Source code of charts
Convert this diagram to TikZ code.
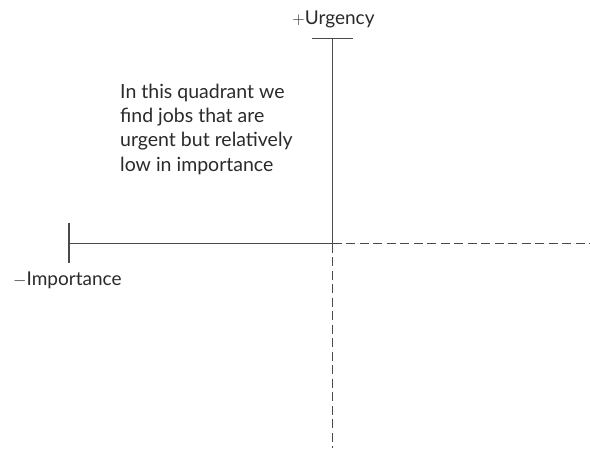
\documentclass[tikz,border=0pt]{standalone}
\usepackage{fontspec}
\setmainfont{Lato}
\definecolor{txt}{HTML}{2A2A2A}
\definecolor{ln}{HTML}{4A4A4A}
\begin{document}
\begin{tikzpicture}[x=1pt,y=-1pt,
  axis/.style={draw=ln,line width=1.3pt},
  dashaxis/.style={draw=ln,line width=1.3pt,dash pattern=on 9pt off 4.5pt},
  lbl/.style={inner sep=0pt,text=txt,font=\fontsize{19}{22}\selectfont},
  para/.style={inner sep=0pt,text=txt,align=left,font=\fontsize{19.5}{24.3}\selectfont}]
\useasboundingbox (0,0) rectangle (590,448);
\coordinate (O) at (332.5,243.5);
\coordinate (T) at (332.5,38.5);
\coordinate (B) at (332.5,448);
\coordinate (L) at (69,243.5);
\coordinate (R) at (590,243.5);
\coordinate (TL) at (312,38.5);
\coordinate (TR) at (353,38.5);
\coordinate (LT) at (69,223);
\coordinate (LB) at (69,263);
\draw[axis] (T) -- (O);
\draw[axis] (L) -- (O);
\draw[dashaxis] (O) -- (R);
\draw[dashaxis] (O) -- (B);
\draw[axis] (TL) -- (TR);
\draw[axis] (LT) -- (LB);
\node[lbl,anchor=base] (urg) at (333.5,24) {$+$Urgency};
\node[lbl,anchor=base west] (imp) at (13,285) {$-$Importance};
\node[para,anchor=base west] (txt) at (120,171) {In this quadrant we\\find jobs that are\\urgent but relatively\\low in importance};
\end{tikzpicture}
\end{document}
==
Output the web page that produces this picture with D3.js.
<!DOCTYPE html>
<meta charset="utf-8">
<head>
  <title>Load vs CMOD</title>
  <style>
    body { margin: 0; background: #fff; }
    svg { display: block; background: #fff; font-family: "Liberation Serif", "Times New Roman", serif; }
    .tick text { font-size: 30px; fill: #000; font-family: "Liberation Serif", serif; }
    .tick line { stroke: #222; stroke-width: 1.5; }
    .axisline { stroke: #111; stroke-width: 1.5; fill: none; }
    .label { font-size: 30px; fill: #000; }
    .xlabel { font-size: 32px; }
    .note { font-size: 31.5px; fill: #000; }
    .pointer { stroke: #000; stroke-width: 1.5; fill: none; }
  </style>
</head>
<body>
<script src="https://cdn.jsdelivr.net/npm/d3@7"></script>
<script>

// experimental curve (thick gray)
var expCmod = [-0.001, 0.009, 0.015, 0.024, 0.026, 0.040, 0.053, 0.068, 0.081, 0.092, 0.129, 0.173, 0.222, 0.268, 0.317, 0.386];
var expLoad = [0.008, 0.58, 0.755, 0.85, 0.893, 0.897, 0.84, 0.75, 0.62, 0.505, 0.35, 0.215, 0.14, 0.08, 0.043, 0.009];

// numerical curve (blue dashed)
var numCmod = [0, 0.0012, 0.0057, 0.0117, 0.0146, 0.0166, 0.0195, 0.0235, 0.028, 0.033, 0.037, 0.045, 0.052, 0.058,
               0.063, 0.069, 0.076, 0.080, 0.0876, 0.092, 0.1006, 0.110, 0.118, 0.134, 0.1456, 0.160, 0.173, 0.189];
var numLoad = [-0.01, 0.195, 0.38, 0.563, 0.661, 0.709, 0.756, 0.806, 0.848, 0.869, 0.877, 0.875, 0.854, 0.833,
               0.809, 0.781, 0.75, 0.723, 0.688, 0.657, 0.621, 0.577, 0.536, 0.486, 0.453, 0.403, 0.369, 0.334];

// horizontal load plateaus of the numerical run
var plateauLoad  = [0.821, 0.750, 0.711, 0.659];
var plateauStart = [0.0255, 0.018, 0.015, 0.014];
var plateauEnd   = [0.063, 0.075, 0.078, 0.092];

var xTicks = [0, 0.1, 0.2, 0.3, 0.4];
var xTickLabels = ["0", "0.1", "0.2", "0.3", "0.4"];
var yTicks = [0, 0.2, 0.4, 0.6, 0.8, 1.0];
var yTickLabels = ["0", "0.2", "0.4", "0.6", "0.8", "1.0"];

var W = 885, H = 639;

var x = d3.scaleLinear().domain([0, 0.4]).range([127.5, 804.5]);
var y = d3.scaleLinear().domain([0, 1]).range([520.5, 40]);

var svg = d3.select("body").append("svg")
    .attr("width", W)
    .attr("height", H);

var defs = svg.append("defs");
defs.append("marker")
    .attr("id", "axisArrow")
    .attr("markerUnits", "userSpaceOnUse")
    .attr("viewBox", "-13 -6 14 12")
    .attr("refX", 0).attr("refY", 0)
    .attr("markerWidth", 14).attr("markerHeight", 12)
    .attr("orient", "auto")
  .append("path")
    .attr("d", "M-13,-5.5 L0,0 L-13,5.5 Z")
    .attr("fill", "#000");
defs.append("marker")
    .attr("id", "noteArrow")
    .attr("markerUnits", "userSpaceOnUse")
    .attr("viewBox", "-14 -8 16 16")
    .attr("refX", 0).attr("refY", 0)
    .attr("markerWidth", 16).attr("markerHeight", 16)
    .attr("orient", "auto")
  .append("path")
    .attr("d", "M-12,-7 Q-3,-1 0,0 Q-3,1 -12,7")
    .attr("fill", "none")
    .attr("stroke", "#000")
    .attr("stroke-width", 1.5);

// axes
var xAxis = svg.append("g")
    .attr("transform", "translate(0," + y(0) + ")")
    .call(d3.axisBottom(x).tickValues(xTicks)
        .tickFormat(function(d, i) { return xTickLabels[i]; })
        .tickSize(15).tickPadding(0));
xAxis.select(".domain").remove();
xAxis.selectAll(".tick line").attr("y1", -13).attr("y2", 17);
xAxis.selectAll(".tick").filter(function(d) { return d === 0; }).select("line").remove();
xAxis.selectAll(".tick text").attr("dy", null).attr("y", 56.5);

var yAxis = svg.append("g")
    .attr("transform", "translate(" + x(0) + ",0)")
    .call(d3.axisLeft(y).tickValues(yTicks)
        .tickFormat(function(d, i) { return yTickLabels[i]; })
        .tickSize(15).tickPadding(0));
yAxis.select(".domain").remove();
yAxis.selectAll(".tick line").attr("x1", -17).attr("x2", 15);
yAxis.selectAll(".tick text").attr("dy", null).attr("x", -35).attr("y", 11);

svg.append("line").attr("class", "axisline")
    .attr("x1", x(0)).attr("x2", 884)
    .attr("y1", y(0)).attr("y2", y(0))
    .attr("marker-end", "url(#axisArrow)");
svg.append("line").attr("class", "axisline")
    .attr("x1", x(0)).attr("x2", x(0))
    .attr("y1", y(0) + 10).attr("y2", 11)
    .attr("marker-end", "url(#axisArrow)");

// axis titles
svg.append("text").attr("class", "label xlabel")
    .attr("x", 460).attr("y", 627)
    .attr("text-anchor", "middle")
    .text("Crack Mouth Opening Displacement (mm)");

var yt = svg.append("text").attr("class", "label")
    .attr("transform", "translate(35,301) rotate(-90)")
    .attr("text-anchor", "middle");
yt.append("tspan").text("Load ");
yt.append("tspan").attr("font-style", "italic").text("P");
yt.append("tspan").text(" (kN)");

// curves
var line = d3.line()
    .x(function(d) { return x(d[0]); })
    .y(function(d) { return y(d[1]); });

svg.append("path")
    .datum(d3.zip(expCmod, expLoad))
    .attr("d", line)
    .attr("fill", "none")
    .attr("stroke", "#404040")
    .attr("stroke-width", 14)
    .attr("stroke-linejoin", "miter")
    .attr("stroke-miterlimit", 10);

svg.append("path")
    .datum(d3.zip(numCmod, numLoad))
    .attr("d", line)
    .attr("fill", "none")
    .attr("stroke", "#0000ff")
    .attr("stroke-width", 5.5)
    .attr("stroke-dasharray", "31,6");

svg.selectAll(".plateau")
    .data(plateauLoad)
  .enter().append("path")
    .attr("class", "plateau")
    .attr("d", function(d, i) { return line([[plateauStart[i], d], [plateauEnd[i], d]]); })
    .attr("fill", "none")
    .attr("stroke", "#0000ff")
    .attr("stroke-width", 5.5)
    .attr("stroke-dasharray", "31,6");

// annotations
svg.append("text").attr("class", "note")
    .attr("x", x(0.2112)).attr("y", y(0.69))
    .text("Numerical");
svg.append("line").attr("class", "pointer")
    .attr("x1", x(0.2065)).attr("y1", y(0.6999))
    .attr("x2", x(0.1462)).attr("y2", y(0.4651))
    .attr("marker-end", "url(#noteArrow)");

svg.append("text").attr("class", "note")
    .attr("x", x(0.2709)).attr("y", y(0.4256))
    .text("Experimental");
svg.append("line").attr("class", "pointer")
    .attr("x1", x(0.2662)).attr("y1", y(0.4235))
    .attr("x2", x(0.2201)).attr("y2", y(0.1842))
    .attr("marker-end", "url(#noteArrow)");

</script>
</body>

- [What is expected]
Above are the records; from them, give again exactly the lines from the one containing "Output the web" through the one containing "0.08, 0.043, 0.009];", both included.

- [Result of the exercise]
Output the web page that produces this picture with D3.js.
<!DOCTYPE html>
<meta charset="utf-8">
<head>
  <title>Load vs CMOD</title>
  <style>
    body { margin: 0; background: #fff; }
    svg { display: block; background: #fff; font-family: "Liberation Serif", "Times New Roman", serif; }
    .tick text { font-size: 30px; fill: #000; font-family: "Liberation Serif", serif; }
    .tick line { stroke: #222; stroke-width: 1.5; }
    .axisline { stroke: #111; stroke-width: 1.5; fill: none; }
    .label { font-size: 30px; fill: #000; }
    .xlabel { font-size: 32px; }
    .note { font-size: 31.5px; fill: #000; }
    .pointer { stroke: #000; stroke-width: 1.5; fill: none; }
  </style>
</head>
<body>
<script src="https://cdn.jsdelivr.net/npm/d3@7"></script>
<script>

// experimental curve (thick gray)
var expCmod = [-0.001, 0.009, 0.015, 0.024, 0.026, 0.040, 0.053, 0.068, 0.081, 0.092, 0.129, 0.173, 0.222, 0.268, 0.317, 0.386];
var expLoad = [0.008, 0.58, 0.755, 0.85, 0.893, 0.897, 0.84, 0.75, 0.62, 0.505, 0.35, 0.215, 0.14, 0.08, 0.043, 0.009];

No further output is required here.